Mister or Madam President?

Syndicated from: Steve Paikin

  Liberals will have four solid but starkly different choices for the person who will lead the behind the scenes effort to rebuild this once venerable Canadian political institution. They who would be president: Mendes, Copps, Crawley, and Hartling.    All four have significant strengths and weaknesses, which makes the choice interesting to watch. The highest profile candidate is former deputy prime minister Sheila Copps. She's been out of politics for awhile, but stole the show at last night's all-candidates' debate.  "I've done everything from meet the Queen to wash toilets," she said fighting back tears. "I want to save this party."  No one doubts Copps' ability to get attention for this party. But murmurs in the hallways wonder how the party says "renewal" when led by a man (Bob Rae) who first got elected in 1978, and a woman, whose first trip to the House of Commons came in 1984.    Mike Crawley has significant Ontario support, and like Copps is bilingual (although not as good in French).

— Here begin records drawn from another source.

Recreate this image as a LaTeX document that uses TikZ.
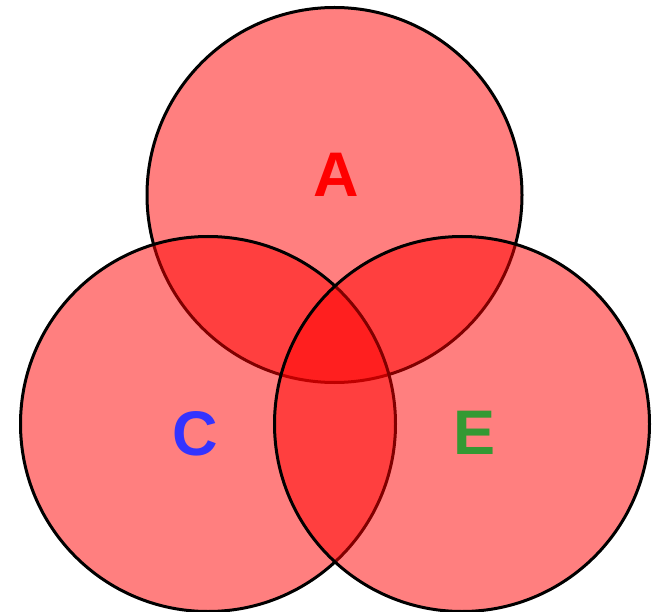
\documentclass[tikz,border=0pt]{standalone}
\usepackage{fontspec}
\setmainfont{Liberation Sans}
\usepackage{xcolor}
\usetikzlibrary{positioning}
\definecolor{vennred}{HTML}{FF0000}
\definecolor{vennblue}{HTML}{3333FF}
\definecolor{venngreen}{HTML}{339933}

\begin{document}
\begin{tikzpicture}[x=1pt,y=-1pt,
  setcircle/.style={circle,draw=black,line width=3pt,fill=vennred,fill opacity=0.5,
    minimum size=375pt,inner sep=0pt},
  setlabel/.style={font=\fontsize{63}{63}\selectfont\bfseries}]
  \useasboundingbox (0,0) rectangle (653,612);
  \node[setcircle] (setA) at (334.5,195) {};
  \node[setcircle] (setC) at (208,424) {};
  \node[setcircle] (setE) at (462,424) {};
  \node[setlabel,text=vennred] (labA) at (336.5,175) {A};
  \node[setlabel,text=vennblue] (labC) at (195,434) {C};
  \node[setlabel,text=venngreen] (labE) at (475,433) {E};
\end{tikzpicture}
\end{document}
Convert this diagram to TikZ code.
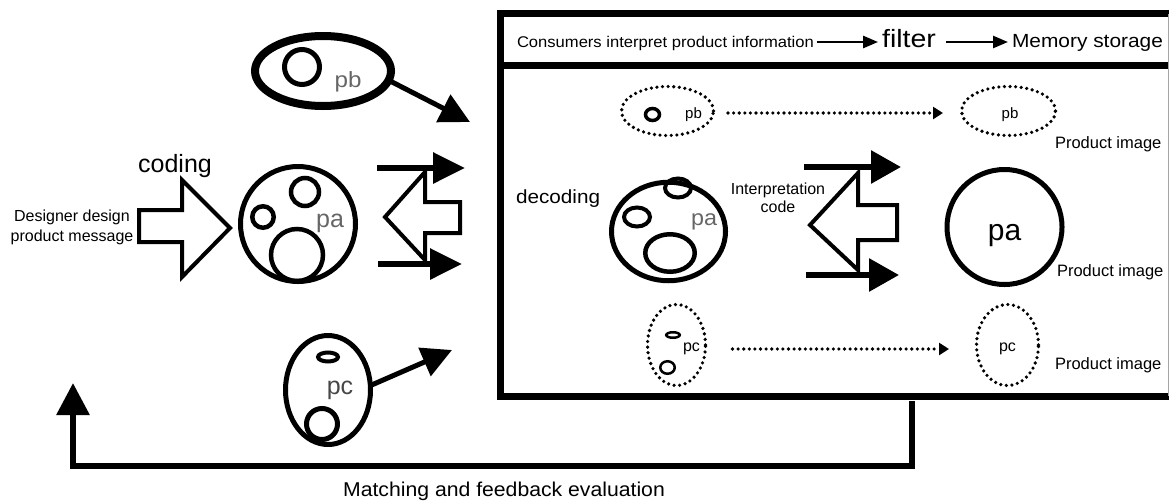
\documentclass[tikz,border=0pt]{standalone}
\usepackage{fontspec}
\setmainfont{Liberation Sans}
\usetikzlibrary{arrows.meta,shapes.geometric}
\newcommand\hsq[2]{\scalebox{#1}[1]{#2}}
\newcommand\fsz[1]{\fontsize{#1}{#1}\selectfont}
\begin{document}
\begin{tikzpicture}[x=1pt,y=-1pt,
  txt/.style={inner sep=0pt, outer sep=0pt},
  ell/.style={ellipse, draw, inner sep=0pt, outer sep=0pt},
  circ/.style={circle, draw, inner sep=0pt, outer sep=0pt},
  solidarrow/.style={line width=5pt, -{Triangle[length=30pt,width=30pt]}},
  bigarrow/.style={line width=6pt, -{Triangle[length=32pt,width=30pt]}},
  bigarrowR/.style={line width=6pt, -{Triangle[length=30pt,width=32pt]}},
  hollow/.style={line width=4pt, line join=miter, fill=white},
  dotline/.style={line width=3.6pt, dash pattern=on 0pt off 5.6pt, line cap=round},
  dotell/.style={ellipse, draw, dotline, inner sep=0pt, outer sep=0pt},
  dotarrow/.style={dotline, -{Triangle[length=10pt,width=12pt]}},
  hdarrow/.style={line width=2.5pt, -{Triangle[length=15pt,width=12pt]}},
  boxline/.style={line width=7pt},
  greytxt/.style={text=black!60}
]
\useasboundingbox (0,0) rectangle (1169,501);

% ================= left part =================
\node[txt, align=center, font={\fontsize{16}{20}\selectfont}] (designer) at (72,227) {Designer design\\product message};
\draw[hollow] (139,210) -- (182,210) -- (182,180) -- (230,228) -- (182,277) -- (182,242) -- (139,242) -- cycle;
\node[txt, anchor=base, font=\fsz{25}] (coding) at (175,172) {coding};

% pa circle (left)
\node[circ, line width=5pt, minimum size=115pt] (paL) at (298,224) {};
\node[circ, line width=4.5pt, minimum size=21.5pt] (paL1) at (263,217) {};
\node[circ, line width=4.5pt, minimum size=28pt] (paL2) at (305,192) {};
\node[circ, line width=4.5pt, minimum size=52pt] (paL3) at (297,255) {};
\node[txt, anchor=base, greytxt, font=\fsz{25}] (paLt) at (330,227) {pa};

% pb ellipse (left)
\node[ell, line width=8pt, minimum width=136pt, minimum height=70pt] (pbL) at (323,71) {};
\node[circ, line width=5pt, minimum size=35pt] (pbL1) at (302,67) {};
\node[txt, anchor=base, greytxt, font=\fsz{22}] (pbLt) at (348,87) {\hsq{1.1}{pb}};
\coordinate (pbT) at (470,122);
\draw[solidarrow] (pbL.-8) -- (pbT);

% arrow group (left)
\draw[hollow] (385,217) -- (425,172) -- (425,202) -- (460,202) -- (460,233) -- (425,233) -- (425,260) -- cycle;
\coordinate (lga) at (377,168); \coordinate (lgb) at (465,168);
\coordinate (lgc) at (378,264); \coordinate (lgd) at (462,264);
\draw[bigarrow] (lga) -- (lgb);
\draw[bigarrow] (lgc) -- (lgd);

% pc ellipse (left)
\node[ell, line width=5pt, minimum width=85pt, minimum height=109pt] (pcL) at (328,390) {};
\node[ell, line width=4pt, minimum width=20pt, minimum height=9pt] (pcL1) at (328,357) {};
\node[circ, line width=5pt, minimum size=31pt] (pcL2) at (322,424) {};
\node[txt, anchor=base, text=black!72, font=\fsz{25}] (pcLt) at (340,394) {pc};
\coordinate (pcT) at (452,350);
\draw[solidarrow] (pcL.6) -- (pcT);

% ================= box =================
\node[txt, minimum width=669pt, minimum height=382.5pt, anchor=north west] (box) at (500,13.5) {};
\draw[boxline, line join=miter] (box.north east) -- (box.north west) -- (box.south west) -- (box.south east);
\coordinate (divy) at (0,65.5);
\draw[boxline] (box.west |- divy) -- (box.east |- divy);
\draw[black!35, line width=1pt] (1168,13.5) -- (1168,396);

% header
\node[txt, anchor=base west, font=\fsz{15.5}] (cons) at (517,47) {\hsq{1.07}{Consumers interpret product information}};
\node[txt, anchor=base, font=\fsz{25}] (filt) at (909,47) {\hsq{1.14}{filter}};
\node[txt, anchor=base west, font=\fsz{19}] (mem) at (1012,47) {\hsq{1.1}{Memory storage}};
\coordinate (hy) at (0,42);
\draw[hdarrow, shorten <=3pt, shorten >=4pt] (cons.east |- hy) -- (filt.west |- hy);
\draw[hdarrow, shorten <=10pt, shorten >=4pt] (filt.east |- hy) -- (mem.west |- hy);

% pb row
\node[dotell, minimum width=92pt, minimum height=49pt] (pbA) at (667.5,111) {};
\node[ell, line width=3.5pt, minimum width=14pt, minimum height=12pt] (pbA1) at (652.5,114.5) {};
\node[txt, anchor=base, font=\fsz{15}] (pbAt) at (693.5,118) {pb};
\node[dotell, minimum width=94pt, minimum height=49pt] (pbB) at (1008.5,111) {};
\node[txt, anchor=base, font=\fsz{15}] (pbBt) at (1010,118) {pb};
\draw[dotarrow, shorten <=14.5pt, shorten >=18.5pt] ([yshift=-2pt]pbA.east) -- ([yshift=-2pt]pbB.west);
\node[txt, anchor=base west, font=\fsz{16.5}] (pi1) at (1055,148) {Product image};

% pa row
\node[ell, line width=5pt, minimum width=114pt, minimum height=98.5pt] (paD) at (668.5,231.5) {};
\node[ell, line width=4pt, minimum width=26pt, minimum height=19pt] (paD1) at (637,217) {};
\node[ell, line width=4pt, minimum width=26pt, minimum height=19pt] (paD2) at (678,188) {};
\node[ell, line width=4.5pt, minimum width=49.5pt, minimum height=37.5pt] (paD3) at (670,253) {};
\node[txt, anchor=base, greytxt, font=\fsz{22}] (paDt) at (704,225) {\hsq{1.06}{pa}};
\node[txt, anchor=base west, font=\fsz{19}] (dec) at (516,203) {\hsq{1.09}{decoding}};
\node[txt, font={\fontsize{16}{18}\selectfont}] (interp) at (778,200) {\begin{tabular}{@{}c@{}}Interpretation\\code\end{tabular}};

\draw[hollow] (810,225) -- (858,173) -- (858,205) -- (897,205) -- (897,240) -- (858,240) -- (858,270) -- cycle;
\coordinate (rga) at (804,167); \coordinate (rgb) at (901,167);
\coordinate (rgc) at (806,275); \coordinate (rgd) at (899,275);
\draw[bigarrowR] (rga) -- (rgb);
\draw[bigarrowR] (rgc) -- (rgd);

\node[circ, line width=5pt, minimum size=115pt] (paR) at (1004.5,227) {};
\node[txt, anchor=base, font=\fsz{30}] (paRt) at (1004.5,240) {pa};
\node[txt, anchor=base west, font=\fsz{16.5}] (pi2) at (1057,276) {Product image};

% pc row
\node[dotell, minimum width=58pt, minimum height=81pt] (pcA) at (676.5,345) {};
\node[ell, line width=2.5pt, minimum width=13.5pt, minimum height=5.5pt] (pcA1) at (673,335) {};
\node[ell, line width=2.5pt, minimum width=14.5pt, minimum height=12.5pt] (pcA2) at (667.5,367.5) {};
\node[txt, anchor=base, font=\fsz{16}] (pcAt) at (691.5,351) {pc};
\node[dotell, minimum width=62pt, minimum height=81pt] (pcB) at (1007.5,345) {};
\node[txt, anchor=base, font=\fsz{16}] (pcBt) at (1007.5,351) {pc};
\draw[dotarrow, shorten <=27pt, shorten >=27.5pt] ([yshift=-4pt]pcA.east) -- ([yshift=-4pt]pcB.west);
\node[txt, anchor=base west, font=\fsz{16.5}] (pi3) at (1055,369) {Product image};

% ================= feedback =================
\coordinate (fbS) at (912,401);
\coordinate (fbE) at (73,383);
\draw[line width=6pt, line join=miter, -{Triangle[length=32pt,width=32pt]}] (fbS) -- ++(0,65) -| (fbE);
\node[txt, anchor=base, font=\fsz{20}] (match) at (504,496) {\hsq{1.06}{Matching and feedback evaluation}};
\end{tikzpicture}
\end{document}
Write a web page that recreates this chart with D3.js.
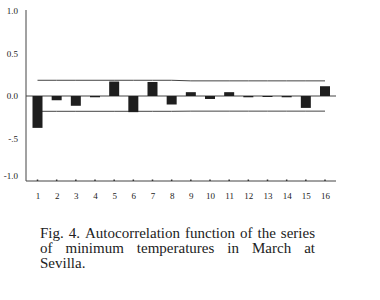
<!DOCTYPE html>
<html>
<head>
<meta charset="utf-8">
<script src="https://cdn.jsdelivr.net/npm/d3@7"></script>
<style>
  body { margin: 0; background: #fff; }
  svg { display: block; }
  text { font-family: "Liberation Serif", "DejaVu Serif", serif; fill: #222; }
</style>
</head>
<body>
<svg id="chart" width="380" height="300"></svg>
<script>
// ---- data ----
var lags = [1,2,3,4,5,6,7,8,9,10,11,12,13,14,15,16];
var acf = [-0.375,-0.05,-0.115,-0.015,0.17,-0.19,0.165,-0.10,0.045,-0.035,0.045,-0.015,-0.01,-0.015,-0.14,0.115];
var upperBound = [0.185,0.185,0.185,0.185,0.185,0.185,0.185,0.185,0.178,0.178,0.178,0.178,0.178,0.178,0.178,0.178];
var lowerBound = [-0.18,-0.18,-0.18,-0.18,-0.18,-0.18,-0.18,-0.18,-0.178,-0.178,-0.178,-0.178,-0.178,-0.178,-0.178,-0.178];
var yTicks = [1, 0.5, 0, -0.5, -1];
var yTickLabels = ["1.0", "0.5", "0.0", "-.5", "-1.0"];
var caption = ["Fig. 4. Autocorrelation function of the series",
               "of minimum temperatures in March at",
               "Sevilla."];

// ---- layout ----
var plotL = 26, plotR = 336, plotT = 11, plotB = 181;
var svg = d3.select("#chart");

var x = d3.scalePoint().domain(lags).range([37.5, 325]);
var y = d3.scaleLinear().domain([-1, 1]).range([plotB, plotT]);
var barW = 10;

// axes lines
svg.append("line").attr("x1", plotL).attr("x2", plotL).attr("y1", plotT - 1).attr("y2", plotB)
  .attr("stroke", "#444").attr("stroke-width", 1);
svg.append("line").attr("x1", plotL).attr("x2", plotR).attr("y1", plotB).attr("y2", plotB)
  .attr("stroke", "#444").attr("stroke-width", 1);

// y labels (bottom one sits a bit above the axis)
svg.selectAll("text.ylab").data(yTicks).enter().append("text")
  .attr("class", "ylab")
  .attr("x", 18).attr("y", function(d){ return Math.min(y(d), plotB - 5) + 3; })
  .attr("text-anchor", "end").attr("font-size", 9)
  .text(function(d, i){ return yTickLabels[i]; });

// x ticks & labels
var xAxis = d3.axisBottom(x).tickSize(0).tickPadding(0);
var gx = svg.append("g").attr("transform", "translate(0," + plotB + ")").call(xAxis);
gx.select(".domain").remove();
gx.selectAll("text").attr("y", 12).attr("font-size", 9)
  .style("font-family", "Liberation Serif, serif").attr("fill", "#222");
svg.selectAll("rect.tick").data(lags).enter().append("rect")
  .attr("class", "tick")
  .attr("x", function(d){ return x(d) - 0.75; }).attr("y", plotB - 1.5)
  .attr("width", 1.5).attr("height", 1.5).attr("fill", "#333");

// zero line
svg.append("line").attr("x1", plotL).attr("x2", plotR).attr("y1", y(0)).attr("y2", y(0))
  .attr("stroke", "#444").attr("stroke-width", 1);

// confidence bounds
var line = d3.line().x(function(d, i){ return x(lags[i]); }).y(function(d){ return y(d); });
svg.append("path").datum(upperBound).attr("d", line).attr("fill", "none").attr("stroke", "#444");
svg.append("path").datum(lowerBound).attr("d", line).attr("fill", "none").attr("stroke", "#444");

// bars
svg.selectAll("rect.bar").data(acf).enter().append("rect")
  .attr("class", "bar")
  .attr("x", function(d, i){ return x(lags[i]) - barW / 2; })
  .attr("y", function(d){ return y(Math.max(0, d)); })
  .attr("width", barW)
  .attr("height", function(d){ return Math.max(1, Math.abs(y(d) - y(0))); })
  .attr("fill", "#1e1e1e");

// caption (justified)
var capL = 40, capR = 315, capY = [237.5, 252.5, 267.5], capSize = 15;
caption.forEach(function(str, li){
  var words = str.split(" ");
  var g = svg.append("g");
  var widths = words.map(function(w){
    var t = g.append("text").attr("font-size", capSize).text(w);
    var wd = t.node().getComputedTextLength();
    t.remove();
    return wd;
  });
  var last = li === caption.length - 1;
  var total = d3.sum(widths);
  var gap = last ? 3.5 : (capR - capL - total) / (words.length - 1);
  var scaleX = 1;
  if (gap < 2.5) { gap = 2.5; scaleX = (capR - capL - gap * (words.length - 1)) / total; }
  var cx = capL;
  words.forEach(function(w, i){
    g.append("text").attr("x", cx).attr("y", capY[li]).attr("font-size", capSize)
      .attr("textLength", widths[i] * scaleX).attr("lengthAdjust", "spacingAndGlyphs").text(w);
    cx += widths[i] * scaleX + gap;
  });
});
</script>
</body>
</html>
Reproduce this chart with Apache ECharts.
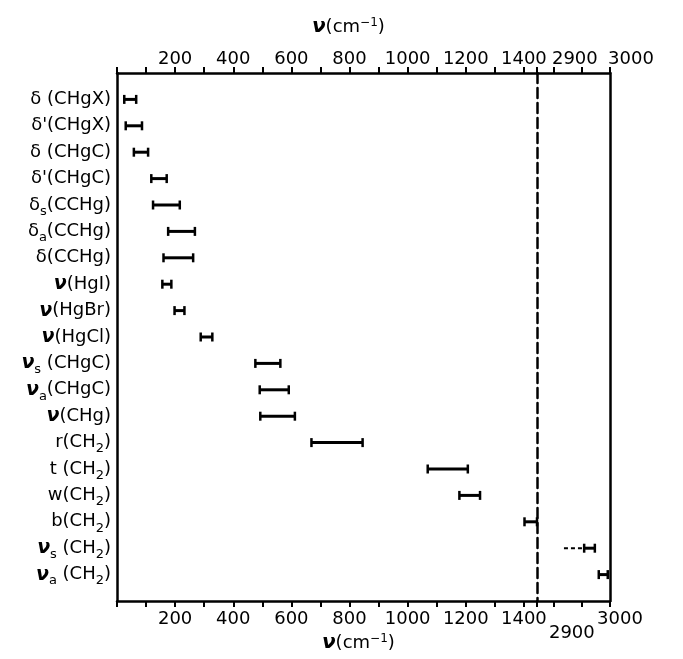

The word is, he'll stick to his knitting more than Copps, and has less ego to boot.    Former Quebec MP Alexandra Mendes is trilingual (English, French, and Portuguese), has run an NGO, worked the backrooms of the party as riding association president, and was a one term MP. But she may have lost support last night during the debate when she was the only candidate to defend keeping the leader's right to appoint candidates to ridings. All three other candidates want to end that option, saying it has been abused by leaders, and the convention hall seems to agree with that.  (The power to appoint was originally given to leaders to help increase women and visible minorities as candidates but instead became a tool for leaders to appoint their friends).    And Ron Hartling was the president of the Kingston riding association, is considered to have strong behind the scenes organizational abilities, but demonstrates little personality and can't speak French. Voting for the next president, replacing Alfred Apps, takes place later today (Saturday, January 14, 2012). The results will be announced tomorrow.